EXERCISE INSTRUCTIONS: Print the records below word for word, but leave out the pictures.
— start —
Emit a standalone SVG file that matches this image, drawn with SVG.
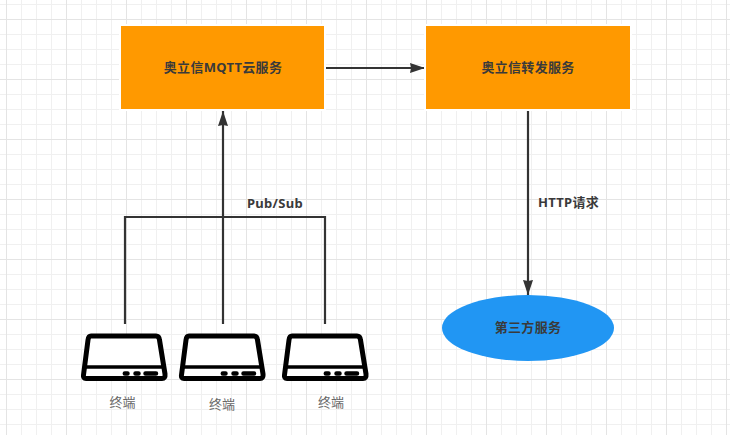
<svg xmlns="http://www.w3.org/2000/svg" width="730" height="435" viewBox="0 0 730 435">
<defs>
<pattern id="grid" width="60" height="60" patternUnits="userSpaceOnUse" x="6" y="19">
<path d="M15.500 0V60M30.500 0V60M45.500 0V60M0 15.500H60M0 30.500H60M0 45.500H60" fill="none" stroke="#f0f0f0" stroke-width="1"/>
<path d="M0.500 0V60M0 0.500H60" fill="none" stroke="#e4e4e4" stroke-width="1"/>
</pattern>
<marker id="ah" markerUnits="userSpaceOnUse" markerWidth="16" markerHeight="12" refX="15" refY="6" orient="auto">
<path d="M0 1L15 6L0 11L1 6Z" fill="#333"/>
</marker>
<symbol id="dev" width="88" height="50" viewBox="0 0 88 50" overflow="visible">
<path d="M10 3H75Q78 3 78.500 7L84 41Q84.500 45.500 81 45.500H5Q2 45.500 2.500 42L7 7Q7.500 3 10 3Z" fill="#fff" stroke="#000" stroke-width="5" stroke-linejoin="round"/>
<path d="M4 34H83" stroke="#000" stroke-width="3.500" fill="none"/>
<path d="M43.800 40.500H46.500M54.500 40.500H57.500M64.500 40.500H75" stroke="#000" stroke-width="4.500" stroke-linecap="round" fill="none"/>
</symbol>
</defs>
<style>
.box{fill:#ff9900;stroke:#fff;stroke-width:4;paint-order:stroke}
.t{font-family:"Noto Sans","Noto Sans CJK SC",sans-serif;font-size:13px;font-weight:700;fill:#3a3a3a;text-anchor:middle;letter-spacing:.3px}
.c{font-family:"Noto Sans CJK SC",sans-serif;font-size:13px;fill:#666;text-anchor:middle}
.l{fill:none;stroke:#333;stroke-width:2.200}
</style>
<rect width="730" height="435" fill="#fff"/>
<rect width="730" height="435" fill="url(#grid)"/>
<g id="connectors">
<path class="l" d="M326 68H425" marker-end="url(#ah)"/>
<path class="l" d="M223 324V111" marker-end="url(#ah)"/>
<path class="l" d="M125 324V217H325V324"/>
<path class="l" d="M528 111V295" marker-end="url(#ah)"/>
</g>
<g id="mqtt"><rect class="box" x="121" y="26" width="203" height="83"/><text class="t" x="223" y="72">奥立信MQTT云服务</text></g>
<g id="forward"><rect class="box" x="426" y="26" width="204" height="83"/><text class="t" x="528" y="72">奥立信转发服务</text></g>
<g id="third"><ellipse cx="528" cy="328" rx="86" ry="33" fill="#2196f3"/><text class="t" x="528" y="332">第三方服务</text></g>
<g id="label-pubsub"><text class="t" x="275" y="208">Pub/Sub</text></g>
<g id="label-http"><text class="t" x="568.500" y="207">HTTP请求</text></g>
<g id="terminal1"><use href="#dev" x="81" y="333"/><text class="c" x="122.500" y="407">终端</text></g>
<g id="terminal2"><use href="#dev" x="179" y="333"/><text class="c" x="222" y="409">终端</text></g>
<g id="terminal3"><use href="#dev" x="282" y="333"/><text class="c" x="331" y="407">终端</text></g>
</svg>
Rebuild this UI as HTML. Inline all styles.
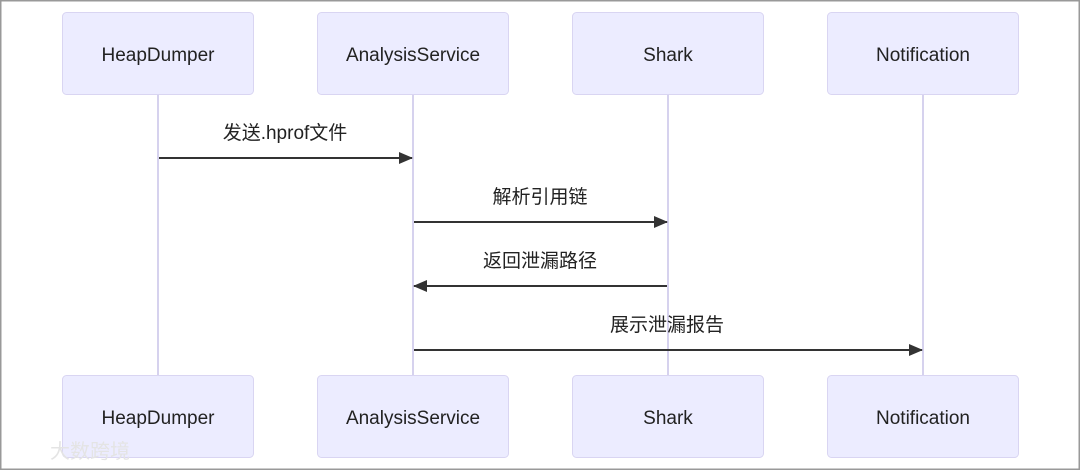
<!DOCTYPE html>
<html><head><meta charset="utf-8"><style>
html,body{margin:0;padding:0;background:#fff;width:1080px;height:470px;overflow:hidden}
svg{display:block}
text{font-family:"Liberation Sans","Noto Sans CJK SC",sans-serif;fill:#222}
</style></head><body>
<svg width="1080" height="470" viewBox="0 0 1080 470">
<rect x="0" y="0" width="1080" height="470" fill="#fff"/>
<rect x="0.5" y="0.5" width="1079" height="469" fill="none" stroke="#999" stroke-width="2"/>
<defs><marker id="a" markerWidth="14" markerHeight="12" refX="13" refY="6" orient="auto" markerUnits="userSpaceOnUse"><path d="M0,0 L14,6 L0,12 z" fill="#333"/></marker></defs>
<g stroke="#d6d2ee" stroke-width="2">
<line x1="158" y1="95" x2="158" y2="375"/><line x1="413" y1="95" x2="413" y2="375"/>
<line x1="668" y1="95" x2="668" y2="375"/><line x1="923" y1="95" x2="923" y2="375"/>
</g>
<g fill="#ececff" stroke="#d9d5f2" stroke-width="1">
<rect x="62.5" y="12.5" width="191" height="82" rx="4"/><rect x="317.5" y="12.5" width="191" height="82" rx="4"/>
<rect x="572.5" y="12.5" width="191" height="82" rx="4"/><rect x="827.5" y="12.5" width="191" height="82" rx="4"/>
<rect x="62.5" y="375.5" width="191" height="82" rx="4"/><rect x="317.5" y="375.5" width="191" height="82" rx="4"/>
<rect x="572.5" y="375.5" width="191" height="82" rx="4"/><rect x="827.5" y="375.5" width="191" height="82" rx="4"/>
</g>
<g font-size="19" text-anchor="middle">
<text x="158" y="61">HeapDumper</text><text x="413" y="61">AnalysisService</text>
<text x="668" y="61">Shark</text><text x="923" y="61">Notification</text>
<text x="158" y="424">HeapDumper</text><text x="413" y="424">AnalysisService</text>
<text x="668" y="424">Shark</text><text x="923" y="424">Notification</text>
</g>
<g stroke="#333" stroke-width="2" marker-end="url(#a)">
<line x1="159" y1="158" x2="412" y2="158"/>
<line x1="414" y1="222" x2="667" y2="222"/>
<line x1="667" y1="286" x2="414" y2="286"/>
<line x1="414" y1="350" x2="922" y2="350"/>
</g>
<g font-size="19" text-anchor="middle">
<text x="285" y="139">发送.hprof文件</text>
<text x="540" y="203">解析引用链</text>
<text x="540" y="267">返回泄漏路径</text>
<text x="667" y="331">展示泄漏报告</text>
</g>
<text x="50" y="458" font-size="20" fill="#ddd" style="fill:#e4e4e4">大数跨境</text>
</svg>
</body></html>
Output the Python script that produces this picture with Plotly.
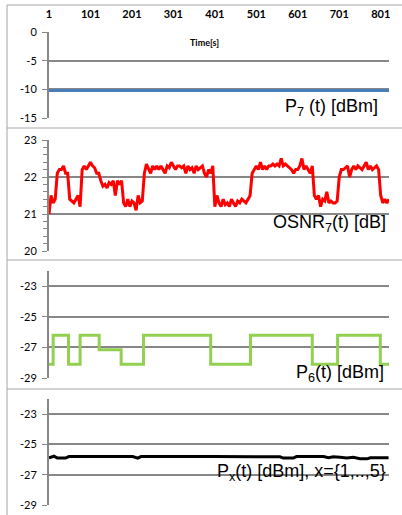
— end —
RESULT BELOW:
Emit a standalone SVG file that matches this image, drawn with SVG.
<svg xmlns="http://www.w3.org/2000/svg" width="730" height="435" viewBox="0 0 730 435">
<defs>
<pattern id="grid" width="60" height="60" patternUnits="userSpaceOnUse" x="6" y="19">
<path d="M15.500 0V60M30.500 0V60M45.500 0V60M0 15.500H60M0 30.500H60M0 45.500H60" fill="none" stroke="#f0f0f0" stroke-width="1"/>
<path d="M0.500 0V60M0 0.500H60" fill="none" stroke="#e4e4e4" stroke-width="1"/>
</pattern>
<marker id="ah" markerUnits="userSpaceOnUse" markerWidth="16" markerHeight="12" refX="15" refY="6" orient="auto">
<path d="M0 1L15 6L0 11L1 6Z" fill="#333"/>
</marker>
<symbol id="dev" width="88" height="50" viewBox="0 0 88 50" overflow="visible">
<path d="M10 3H75Q78 3 78.500 7L84 41Q84.500 45.500 81 45.500H5Q2 45.500 2.500 42L7 7Q7.500 3 10 3Z" fill="#fff" stroke="#000" stroke-width="5" stroke-linejoin="round"/>
<path d="M4 34H83" stroke="#000" stroke-width="3.500" fill="none"/>
<path d="M43.800 40.500H46.500M54.500 40.500H57.500M64.500 40.500H75" stroke="#000" stroke-width="4.500" stroke-linecap="round" fill="none"/>
</symbol>
</defs>
<style>
.box{fill:#ff9900;stroke:#fff;stroke-width:4;paint-order:stroke}
.t{font-family:"Noto Sans","Noto Sans CJK SC",sans-serif;font-size:13px;font-weight:700;fill:#3a3a3a;text-anchor:middle;letter-spacing:.3px}
.c{font-family:"Noto Sans CJK SC",sans-serif;font-size:13px;fill:#666;text-anchor:middle}
.l{fill:none;stroke:#333;stroke-width:2.200}
</style>
<rect width="730" height="435" fill="#fff"/>
<rect width="730" height="435" fill="url(#grid)"/>
<g id="connectors">
<path class="l" d="M326 68H425" marker-end="url(#ah)"/>
<path class="l" d="M223 324V111" marker-end="url(#ah)"/>
<path class="l" d="M125 324V217H325V324"/>
<path class="l" d="M528 111V295" marker-end="url(#ah)"/>
</g>
<g id="mqtt"><rect class="box" x="121" y="26" width="203" height="83"/><text class="t" x="223" y="72">奥立信MQTT云服务</text></g>
<g id="forward"><rect class="box" x="426" y="26" width="204" height="83"/><text class="t" x="528" y="72">奥立信转发服务</text></g>
<g id="third"><ellipse cx="528" cy="328" rx="86" ry="33" fill="#2196f3"/><text class="t" x="528" y="332">第三方服务</text></g>
<g id="label-pubsub"><text class="t" x="275" y="208">Pub/Sub</text></g>
<g id="label-http"><text class="t" x="568.500" y="207">HTTP请求</text></g>
<g id="terminal1"><use href="#dev" x="81" y="333"/><text class="c" x="122.500" y="407">终端</text></g>
<g id="terminal2"><use href="#dev" x="179" y="333"/><text class="c" x="222" y="409">终端</text></g>
<g id="terminal3"><use href="#dev" x="282" y="333"/><text class="c" x="331" y="407">终端</text></g>
</svg>
Rebuild this UI as HTML. Inline all styles.
<!DOCTYPE html>
<html><head><meta charset="utf-8"><style>
html,body{margin:0;padding:0;background:#fff;width:1080px;height:470px;overflow:hidden}
svg{display:block}
text{font-family:"Liberation Sans","Noto Sans CJK SC",sans-serif;fill:#222}
</style></head><body>
<svg width="1080" height="470" viewBox="0 0 1080 470">
<rect x="0" y="0" width="1080" height="470" fill="#fff"/>
<rect x="0.5" y="0.5" width="1079" height="469" fill="none" stroke="#999" stroke-width="2"/>
<defs><marker id="a" markerWidth="14" markerHeight="12" refX="13" refY="6" orient="auto" markerUnits="userSpaceOnUse"><path d="M0,0 L14,6 L0,12 z" fill="#333"/></marker></defs>
<g stroke="#d6d2ee" stroke-width="2">
<line x1="158" y1="95" x2="158" y2="375"/><line x1="413" y1="95" x2="413" y2="375"/>
<line x1="668" y1="95" x2="668" y2="375"/><line x1="923" y1="95" x2="923" y2="375"/>
</g>
<g fill="#ececff" stroke="#d9d5f2" stroke-width="1">
<rect x="62.5" y="12.5" width="191" height="82" rx="4"/><rect x="317.5" y="12.5" width="191" height="82" rx="4"/>
<rect x="572.5" y="12.5" width="191" height="82" rx="4"/><rect x="827.5" y="12.5" width="191" height="82" rx="4"/>
<rect x="62.5" y="375.5" width="191" height="82" rx="4"/><rect x="317.5" y="375.5" width="191" height="82" rx="4"/>
<rect x="572.5" y="375.5" width="191" height="82" rx="4"/><rect x="827.5" y="375.5" width="191" height="82" rx="4"/>
</g>
<g font-size="19" text-anchor="middle">
<text x="158" y="61">HeapDumper</text><text x="413" y="61">AnalysisService</text>
<text x="668" y="61">Shark</text><text x="923" y="61">Notification</text>
<text x="158" y="424">HeapDumper</text><text x="413" y="424">AnalysisService</text>
<text x="668" y="424">Shark</text><text x="923" y="424">Notification</text>
</g>
<g stroke="#333" stroke-width="2" marker-end="url(#a)">
<line x1="159" y1="158" x2="412" y2="158"/>
<line x1="414" y1="222" x2="667" y2="222"/>
<line x1="667" y1="286" x2="414" y2="286"/>
<line x1="414" y1="350" x2="922" y2="350"/>
</g>
<g font-size="19" text-anchor="middle">
<text x="285" y="139">发送.hprof文件</text>
<text x="540" y="203">解析引用链</text>
<text x="540" y="267">返回泄漏路径</text>
<text x="667" y="331">展示泄漏报告</text>
</g>
<text x="50" y="458" font-size="20" fill="#ddd" style="fill:#e4e4e4">大数跨境</text>
</svg>
</body></html>
Output the Python script that produces this picture with Plotly.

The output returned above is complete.